A single cycle of desalting is adequate for oligonucleotides intended for biochemical experiments. Those employed in biological experiments are desalted twice.

7

We have found that acetonitrile is extremely toxic to cells. Thus, we employ multiple cycles of lyophilization out of water. It may be necessary to similarly treat donor oligonucleotides obtained from commercial sources if toxicity problems are observed.

8

Cell density has an effect on the efficiency of targeting. If the cells are too dense, or have been on the plates too long, they do not trypsinize cleanly and cannot be suspended as single cells in electroporation media.
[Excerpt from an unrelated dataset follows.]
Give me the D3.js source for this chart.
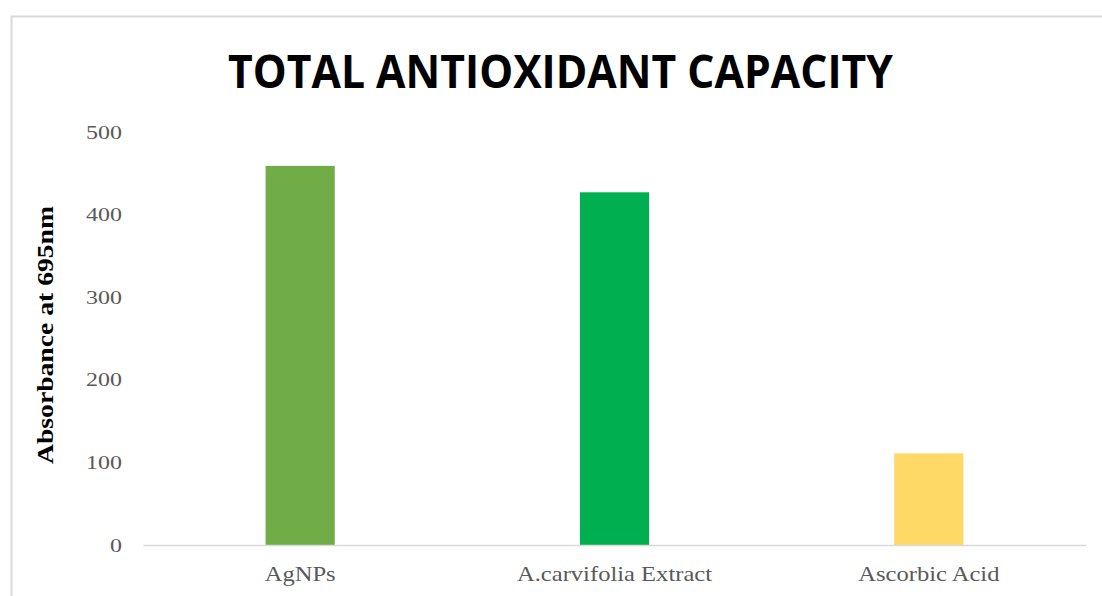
<!DOCTYPE html>
<html>
<head>
<meta charset="utf-8">
<script src="https://cdn.jsdelivr.net/npm/d3@7/dist/d3.min.js"></script>
<style>
  html, body { margin: 0; padding: 0; background: #fff; }
  svg { display: block; }
</style>
</head>
<body>
<svg id="chart" width="1102" height="596"></svg>
<script>
// Chart data
const categories = ["AgNPs", "A.carvifolia Extract", "Ascorbic Acid"];
const values = [459, 427, 111];
const barColors = ["#70AD47", "#00B050", "#FFD966"];
const yTicks = [0, 100, 200, 300, 400, 500];
const titleText = "TOTAL ANTIOXIDANT CAPACITY";
const yLabelText = "Absorbance at 695nm";

const svg = d3.select("#chart");
const serif = "'Liberation Serif', 'Times New Roman', serif";

// Outer chart frame (top and left edges visible, the rest runs off the page)
svg.append("rect")
  .attr("x", 11.5).attr("y", 16.5)
  .attr("width", 1102).attr("height", 600)
  .attr("fill", "none")
  .attr("stroke", "#d9d9d9")
  .attr("stroke-width", 2);

const plot = { left: 143, right: 1086, top: 132, bottom: 545 };

const x = d3.scaleBand()
  .domain(categories)
  .range([plot.left, plot.right])
  .paddingInner(0.78)
  .paddingOuter(0.39);

const y = d3.scaleLinear()
  .domain([0, 500])
  .range([plot.bottom, plot.top]);

// Title
svg.append("text")
  .attr("x", 560.5).attr("y", 88)
  .attr("text-anchor", "middle")
  .attr("font-family", "'Open Sans', 'Liberation Sans', sans-serif")
  .attr("font-weight", "bold")
  .attr("font-size", 47)
  .attr("textLength", 665)
  .attr("lengthAdjust", "spacingAndGlyphs")
  .attr("fill", "#000")
  .text(titleText);

// Bars
svg.append("g").selectAll("rect")
  .data(categories)
  .join("rect")
  .attr("x", d => x(d))
  .attr("width", x.bandwidth())
  .attr("y", (d, i) => y(values[i]))
  .attr("height", (d, i) => y(0) - y(values[i]))
  .attr("fill", (d, i) => barColors[i]);

// Labels here are set slightly wide, so each one is stretched to its measured width
function widen(sel, factor) {
  sel.each(function () {
    const w = this.getComputedTextLength();
    d3.select(this)
      .attr("textLength", w * factor)
      .attr("lengthAdjust", "spacingAndGlyphs");
  });
}

// Y axis: labels only, no axis line
const yAxis = svg.append("g")
  .attr("transform", `translate(${plot.left},0)`)
  .call(d3.axisLeft(y).tickValues(yTicks).tickSize(0).tickPadding(21));
yAxis.select(".domain").remove();
yAxis.selectAll("text")
  .attr("font-family", serif)
  .attr("font-size", 19)
  .attr("fill", "#595959")
  .call(widen, 1.26);

// X axis baseline and category labels
const xAxis = svg.append("g")
  .attr("transform", `translate(0,${plot.bottom})`)
  .call(d3.axisBottom(x).tickSize(0).tickPadding(21));
xAxis.select(".domain")
  .attr("stroke", "#d9d9d9")
  .attr("stroke-width", 1.5);
xAxis.selectAll("text")
  .attr("font-family", serif)
  .attr("font-size", 21)
  .attr("fill", "#595959")
  .call(widen, 1.17);

// Y axis title
svg.append("text")
  .attr("transform", "translate(53,335) rotate(-90)")
  .attr("text-anchor", "middle")
  .attr("font-family", serif)
  .attr("font-weight", "bold")
  .attr("font-size", 24)
  .attr("textLength", 258)
  .attr("lengthAdjust", "spacingAndGlyphs")
  .attr("fill", "#000")
  .text(yLabelText);
</script>
</body>
</html>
They clump and electroporation is inefficient.

9

The psoralen, linked to the TFO, must be photoactivated by 365 nm UVA. However, a few hours of incubation are required to permit equilibration of TFO binding at the target site. We have found that holding in medium in a transparent capped microfuge tube at room temperature keeps the cells at appropriate pH. Incubation at 37 °C results in lower targeting frequencies. We place the capped tubes on their sides as this eliminates cell packing during the incubation. They are shielded from light during this time.

10

Care must be taken to ensure that the DNA is completely dissolved prior to dilution. This is essential to avoid preparing a dilution with much less DNA than intended. Because there is no need for very high-molecular weight DNA, the solution can be pipetted which will both shear the DNA and aid solubilization.

11

Mix the DNA and master mix solutions extensively in each well, while taking care to avoid cross-well contamination. Thorough mixing is essential; otherwise many wells will fail to support a reaction.

12

Even with thorough mixing, not all wells will support amplification. These must be ignored in the frequency calculations.

13

If the cells form colonies, then these can be transferred as described. We find it helpful to illuminate the plates from below with a lamp. When held at the right angle, the colonies will be visible to the eye. Cultures of cells that do not form colonies may have to be screened by analysis of wells plated by limiting dilution.

14

Evaporation of sample during incubation at 50 °C can be a major problem. Submerging the sealed plates avoids the problem of having all the water in the sample condense on the surface of the plate cover above the well. The plates must be weighted down during the incubation.